**What you are asked to do**
Report how many lines of the records below include the word "that". Give nothing but the number.
─── Materials provided
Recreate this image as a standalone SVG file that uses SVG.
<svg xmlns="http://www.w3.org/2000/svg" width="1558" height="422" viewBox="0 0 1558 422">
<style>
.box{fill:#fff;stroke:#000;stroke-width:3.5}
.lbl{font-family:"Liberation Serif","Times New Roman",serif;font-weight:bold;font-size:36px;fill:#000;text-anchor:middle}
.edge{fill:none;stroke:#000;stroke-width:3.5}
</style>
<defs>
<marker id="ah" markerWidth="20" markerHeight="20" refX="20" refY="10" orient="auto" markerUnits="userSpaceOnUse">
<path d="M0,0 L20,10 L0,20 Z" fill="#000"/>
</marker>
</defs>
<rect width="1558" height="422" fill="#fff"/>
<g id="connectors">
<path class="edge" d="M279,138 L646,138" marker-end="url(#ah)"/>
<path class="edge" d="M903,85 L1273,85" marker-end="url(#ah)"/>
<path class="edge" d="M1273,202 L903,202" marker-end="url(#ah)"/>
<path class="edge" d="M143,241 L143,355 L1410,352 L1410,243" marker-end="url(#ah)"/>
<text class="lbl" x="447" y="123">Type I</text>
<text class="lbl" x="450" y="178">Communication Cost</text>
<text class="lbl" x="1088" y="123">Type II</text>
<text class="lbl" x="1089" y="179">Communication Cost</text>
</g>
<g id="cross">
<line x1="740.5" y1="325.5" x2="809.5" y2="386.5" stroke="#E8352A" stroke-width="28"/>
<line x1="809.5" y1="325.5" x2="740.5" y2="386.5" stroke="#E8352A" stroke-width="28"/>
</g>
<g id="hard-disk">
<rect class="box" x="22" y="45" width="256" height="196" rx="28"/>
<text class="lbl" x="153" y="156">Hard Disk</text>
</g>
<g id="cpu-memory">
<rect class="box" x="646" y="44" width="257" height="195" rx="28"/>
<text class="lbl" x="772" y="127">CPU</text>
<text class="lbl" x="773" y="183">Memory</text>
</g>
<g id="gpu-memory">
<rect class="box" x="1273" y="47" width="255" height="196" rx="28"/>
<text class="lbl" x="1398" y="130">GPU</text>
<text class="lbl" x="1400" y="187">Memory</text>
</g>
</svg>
──────
─── Materials provided
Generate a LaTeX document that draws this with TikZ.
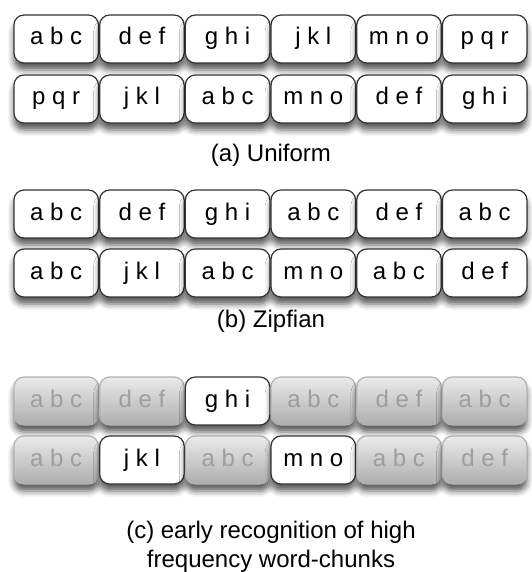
──────
**Response to this task**
2